Alfred Feld was 98 years old.
"Al was a participant in over half of our firm's 144-year history and witnessed some of our most important developments," CEO Lloyd Blankfein and COO Gary Cohn wrote in a memo shared with Business Insider.
"His reputation for sound and conservative client coverage was widely known, and he advised some of the firm's most significant relationships, many of whom have transitioned through multiple generations."
In 2003, the Wall Street Journal's Susanne Craig profiled Feld, who at the time worked four days a week, always eating lunch in the same seat in the Goldman cafeteria.
"He gets up at 6:30 a.m. - a half-hour later than he used to, but with just enough margin to make the hour-and-a-half train commute from his home in New Jersey and arrive at work before the stock market opens," according to the story.

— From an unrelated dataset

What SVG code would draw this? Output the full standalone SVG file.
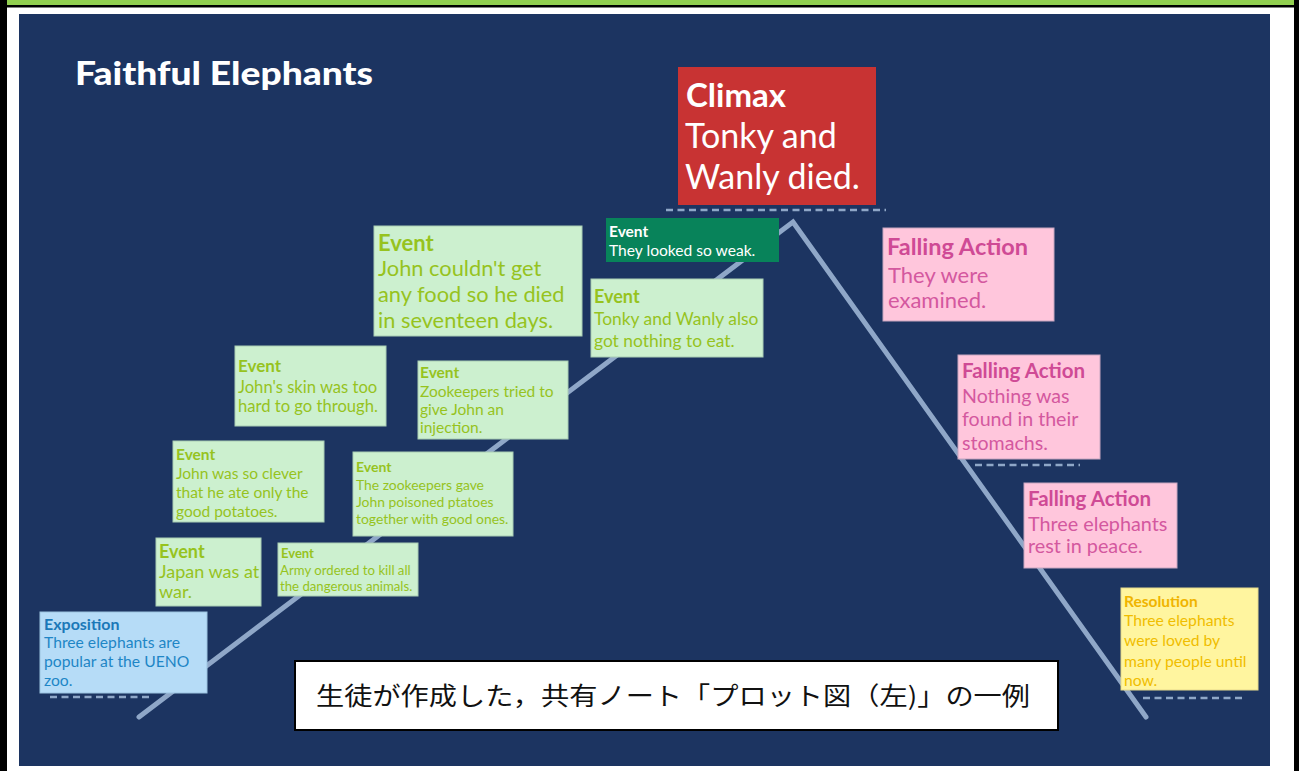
<svg xmlns="http://www.w3.org/2000/svg" width="1299" height="771" viewBox="0 0 1299 771">
<style>
text{font-family:Lato,"Open Sans","DejaVu Sans",sans-serif}
.b{font-weight:bold}
.ev rect{fill:#ccf0cf;stroke:#a9cdb4;stroke-width:1}
.ev text{fill:#96c31e}
.fa rect{fill:#ffc6dc;stroke:#c7a6c0;stroke-width:1}
.fa text{fill:#d4589f}
.fa text.b{fill:#cf4a95}
.dash{stroke:#8fa7c8;stroke-width:2.6;stroke-dasharray:7 4.5;fill:none}
</style>
<rect x="0" y="0" width="1299" height="771" fill="#ffffff"/>
<rect x="0" y="0" width="1299" height="6" fill="#92d050"/>
<rect x="0" y="5" width="1299" height="2.5" fill="#000"/>
<rect x="0" y="0" width="7" height="771" fill="#000"/>
<rect x="1294" y="0" width="5" height="771" fill="#000"/>
<rect x="19" y="14" width="1251" height="752" fill="#1c3461"/>
<text x="75" y="85" font-size="32" font-weight="900" fill="#ffffff" textLength="298" lengthAdjust="spacingAndGlyphs">Faithful Elephants</text>

<g id="connectors">
<polyline points="139,717 793,222 1146,717" fill="none" stroke="#8fa7c8" stroke-width="5" stroke-linecap="round" stroke-linejoin="miter"/>
<line class="dash" x1="666" y1="210" x2="886" y2="210"/>
<line class="dash" x1="50" y1="697" x2="153" y2="697"/>
<line class="dash" x1="975" y1="465" x2="1080" y2="465"/>
<line class="dash" x1="1143" y1="698" x2="1246" y2="698"/>
</g>

<g id="climax">
<rect x="678" y="67" width="198" height="138" fill="#c83333"/>
<text x="686" y="107" font-size="33" class="b" fill="#fff">Climax</text>
<text font-size="34" fill="#fff"><tspan x="685" y="148">Tonky and</tspan><tspan x="685" y="189">Wanly died.</tspan></text>
</g>

<g id="exposition">
<rect x="40" y="612" width="167" height="81" fill="#b6dcf7" stroke="#9cc3e0"/>
<text x="44" y="630" font-size="16" class="b" fill="#1a78b8">Exposition</text>
<text font-size="15.7" fill="#1e86c6"><tspan x="44" y="648">Three elephants are</tspan><tspan x="44" y="667">popular at the UENO</tspan><tspan x="44" y="686">zoo.</tspan></text>
</g>

<g id="event-war" class="ev">
<rect x="156" y="538" width="105" height="68"/>
<text x="159" y="558" font-size="18" class="b">Event</text>
<text font-size="18"><tspan x="159" y="578">Japan was at</tspan><tspan x="159" y="598">war.</tspan></text>
</g>

<g id="event-army" class="ev">
<rect x="278" y="543" width="140" height="53"/>
<text x="281" y="558" font-size="13" class="b">Event</text>
<text font-size="13.2"><tspan x="280" y="575">Army ordered to kill all</tspan><tspan x="280" y="591">the dangerous animals.</tspan></text>
</g>

<g id="event-clever" class="ev">
<rect x="173" y="441" width="151" height="81"/>
<text x="176" y="460" font-size="15.5" class="b">Event</text>
<text font-size="15.5"><tspan x="176" y="479">John was so clever</tspan><tspan x="176" y="498">that he ate only the</tspan><tspan x="176" y="517">good potatoes.</tspan></text>
</g>

<g id="event-poison" class="ev">
<rect x="353" y="452" width="160" height="84"/>
<text x="356" y="472" font-size="14" class="b">Event</text>
<text font-size="13.9"><tspan x="356" y="490">The zookeepers gave</tspan><tspan x="356" y="507">John poisoned ptatoes</tspan><tspan x="356" y="524">together with good ones.</tspan></text>
</g>

<g id="event-skin" class="ev">
<rect x="235" y="346" width="151" height="80"/>
<text x="238" y="372" font-size="17" class="b">Event</text>
<text font-size="16.6"><tspan x="238" y="393">John's skin was too</tspan><tspan x="238" y="412">hard to go through.</tspan></text>
</g>

<g id="event-injection" class="ev">
<rect x="418" y="361" width="150" height="78"/>
<text x="420" y="378" font-size="15.5" class="b">Event</text>
<text font-size="15.5"><tspan x="420" y="397">Zookeepers tried to</tspan><tspan x="420" y="415">give John an</tspan><tspan x="420" y="433">injection.</tspan></text>
</g>

<g id="event-food" class="ev">
<rect x="374" y="226" width="208" height="110"/>
<text x="378" y="251" font-size="22" class="b">Event</text>
<text font-size="21.8"><tspan x="378" y="276">John couldn't get</tspan><tspan x="378" y="302">any food so he died</tspan><tspan x="378" y="328">in seventeen days.</tspan></text>
</g>

<g id="event-nothing" class="ev">
<rect x="591" y="279" width="172" height="78"/>
<text x="594" y="303" font-size="18" class="b">Event</text>
<text font-size="17.4"><tspan x="594" y="325">Tonky and Wanly also</tspan><tspan x="594" y="347">got nothing to eat.</tspan></text>
</g>

<g id="event-weak">
<rect x="606" y="218" width="173" height="44" fill="#08835a"/>
<text x="609" y="237" font-size="15.5" class="b" fill="#fff">Event</text>
<text x="609" y="256" font-size="15.6" fill="#fff">They looked so weak.</text>
</g>

<g id="falling-1" class="fa">
<rect x="883" y="228" width="171" height="93"/>
<text x="887" y="255" font-size="23.5" class="b">Falling Action</text>
<text font-size="22"><tspan x="888" y="283">They were</tspan><tspan x="888" y="308">examined.</tspan></text>
</g>

<g id="falling-2" class="fa">
<rect x="958" y="355" width="142" height="104"/>
<text x="962" y="378" font-size="20.5" class="b">Falling Action</text>
<text font-size="19.6"><tspan x="962" y="403">Nothing was</tspan><tspan x="962" y="426">found in their</tspan><tspan x="962" y="450">stomachs.</tspan></text>
</g>

<g id="falling-3" class="fa">
<rect x="1024" y="483" width="153" height="85"/>
<text x="1028" y="506" font-size="20.5" class="b">Falling Action</text>
<text font-size="19.8"><tspan x="1028" y="531">Three elephants</tspan><tspan x="1028" y="553">rest in peace.</tspan></text>
</g>

<g id="resolution">
<rect x="1121" y="588" width="137" height="102" fill="#fff59f" stroke="#e6d98c"/>
<text x="1124" y="607" font-size="15.5" class="b" fill="#f0b400">Resolution</text>
<text font-size="15.7" fill="#f0bd00"><tspan x="1124" y="626">Three elephants</tspan><tspan x="1124" y="646">were loved by</tspan><tspan x="1124" y="667">many people until</tspan><tspan x="1124" y="686">now.</tspan></text>
</g>

<g id="caption">
<rect x="295" y="661" width="763" height="69" fill="#fff" stroke="#000" stroke-width="2"/>
<text x="316" y="705" font-size="25" fill="#111" style="font-family:'Noto Sans CJK JP',sans-serif" textLength="714" lengthAdjust="spacingAndGlyphs">生徒が作成した，共有ノート「プロット図（左)」の一例</text>
</g>
</svg>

But Feld, who told the Journal he received multiple job offers a year, was a company man. He started at Goldman on July 10, 1933 at the age of 18, working his way up from a clerk's job. After serving in World War II, Feld returned to the firm in 1948 to join its first retail securities group. In the mid-50s he became part of what is now private wealth management. By the time the Journal interviewed him in 2003, Feld said he had close to $200 million in assets under management.
He would eventually move to Palm Beach, Florida to take up an advising role as an "ambassador for the wealth-management arm," according to a July interview with the Journal.
Feld, whose wife Mildred passed way in 1983, is survived by his daughter Marjorie and son Arthur.